On Linux, we can run these commands to install Vector.
bash -c "$(curl -L https://setup.vector.dev)" sudo apt install vector
Configuring Vector Pipeline
Pipelining using Vector is fairly straightforward. We define ‘rules’ for how Vector collects, analyzes, and sends data to ClickHouse. Configuration is done in /etc/vector/vector.toml (OR we can use our own config file we have created) based on three basic steps:
[source.kafka_messages]
blocks define the sources from which data will be collected.
[transforms.process]
blocks define how the unstructured data is to be given structure.
[sinks.clickhouse]
blocks define the destinations where the structured data should be sent/stored.

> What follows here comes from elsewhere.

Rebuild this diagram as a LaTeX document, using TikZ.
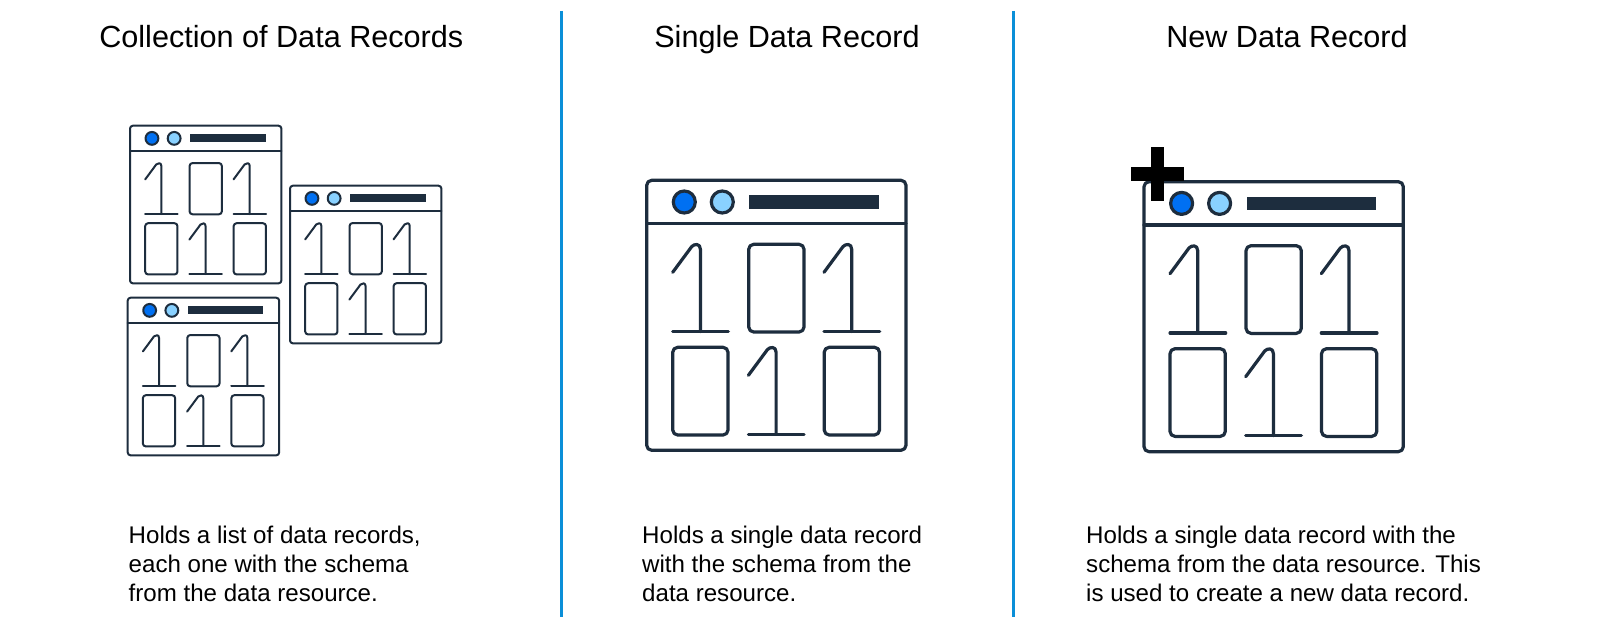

There will be 3 main headers in our config file.
Collecting data with [source.kafka_messages]
As we have Kafka messages in this source header, we need to give Kafka access details. We need to tell Vector how to read this data:
[sources.kafka_messages] type = "kafka" auto_offset_reset = "beginning" bootstrap_servers = "kafka:9092" group_id = "test_1" topics = [ "test_topic" ] decoding.codec = "json"
Vector automatically retrieves new messages from topics as Kafka adds them in real time.

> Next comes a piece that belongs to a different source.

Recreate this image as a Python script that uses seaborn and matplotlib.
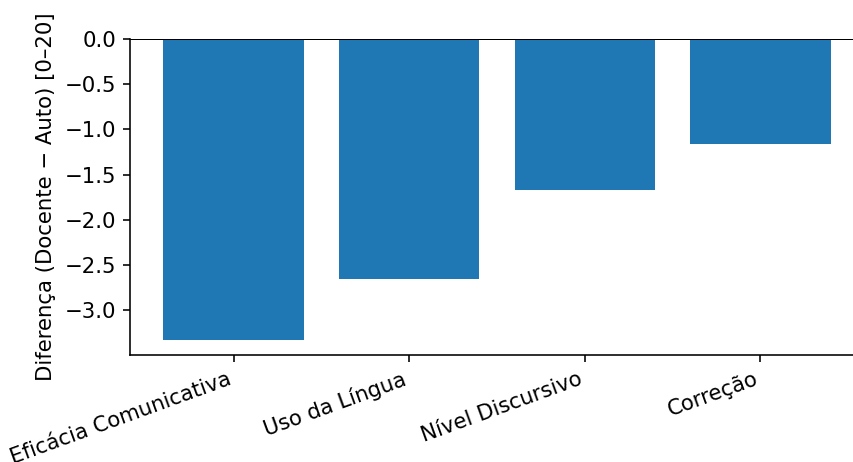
import matplotlib
matplotlib.use('Agg')
import matplotlib.pyplot as plt
from matplotlib.ticker import MultipleLocator
import seaborn as sns
import pandas as pd

# differences teacher - self assessment, per criterion
criterios = ['Eficácia Comunicativa', 'Uso da Língua', 'Nível Discursivo', 'Correção']
diferencas = [-3.33, -2.66, -1.67, -1.165]

data = pd.DataFrame({'criterio': criterios, 'diferenca': diferencas})

plt.rcParams['font.family'] = ['DejaVu Sans']
plt.rcParams['font.size'] = 10.6

fig = plt.figure(figsize=(853 / 144, 462 / 144), dpi=144)
ax = fig.add_axes([130 / 853, 107 / 462, 734 / 853, 316 / 462])

sns.barplot(data=data, x='criterio', y='diferenca', color='#1f77b4',
            saturation=1, width=0.8, ax=ax)

ax.axhline(0, color='black', linewidth=1.0)
ax.set_xlim(-0.59, 3.59)
ax.set_ylim(min(diferencas) * 1.05, 0)
ax.yaxis.set_major_locator(MultipleLocator(0.5))
ax.set_xlabel('')
ax.set_ylabel('Diferença (Docente − Auto) [0–20]')
plt.setp(ax.get_xticklabels(), rotation=20, ha='right')
ax.spines['top'].set_visible(False)
ax.spines['right'].set_visible(False)

fig.savefig('out.png', dpi=144)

Structure data with [transforms.process]
To generate structured data, we’ll utilize some specifications with named capture groups implemented in VRL to process each item using a transform block. The transformation code is stored in the source parameter. This code will process the data and store it in new fields in our data object. These fields will then be available for sending to ClickHouse. However, since the data in Kafka is directly in JSON format, we will not perform this step.
Send data with [sinks.clickhouse]
Finally, we can set up data storage with Clickhouse. We add a new sink block for it like below:
[sinks.clickhouse] type = "clickhouse" inputs = ["kafka_messages"] endpoint = "ws171-ch370.stage.db.chistadata.io:9440" secure = "True" database = "default" table = "vectors_table" auth.user = "ilkay@chistadata.com" auth.password = "***"
Here, we ask Vector to take data from Kafka without any transformation and deliver it directly to ClickHouse’s vectors_table
. Our Vector configuration file that we ran:
[sources.kafka_messages] type = "kafka" auto_offset_reset = "beginning" bootstrap_servers = "kafka:9092" group_id = "test_1" topics = [ "test_topic" ] decoding.codec = "json" [sinks.clickhouse] type = "clickhouse" inputs = ["kafka_messages"] endpoint = "ws171-ch370.stage.db.chistadata.io:9440" secure = "True" database = "default" table = "vectors_table" auth.user = "ilkay@chistadata.com" auth.password = "***"
So we can execute the vector with our own config file. -v
means DEBUG mode in Vector, so we can inspect the logs better way.
/root/.vector/bin/vector --config-toml /root/.vector/config/kafka.toml -v
Let’s check if our data migration is real time or not:
SELECT counter, url, tag, time FROM default.vectors_table LIMIT 5 ┌─────────┬───────────────────────────┬──────────┬─────────────────────┐ │ 1 │ *******.com. │ kbo │ 2024-03-13 20:37:30 │ │ 1 │ *******.com. │ ods │ 2024-03-13 20:37:30 │ │ 3 │ *******.org. │ kds │ 2024-03-13 20:37:30 │ │ 3 │ *******.org. │ bvs │ 2024-03-13 20:37:30 │ │ 2 │ ******************.co.uk. │ dfx │ 2024-03-13 20:37:30 │ └─────────┴───────────────────────────┴──────────┴─────────────────────┘
Summary
Migrating data from Kafka to ClickHouse is an important step for organizations that want to apply ClickHouse’s analytics capabilities to their real-time data streams. Organizations can accelerate migration by deploying Vector as a high-performance data router, providing efficient and reliable data transport while maintaining data integrity and consistency. When paired with ClickHouse, Vector can be used for Kafka messages, Kubernetes logs and Nginx logs to ClickHouse in real-time.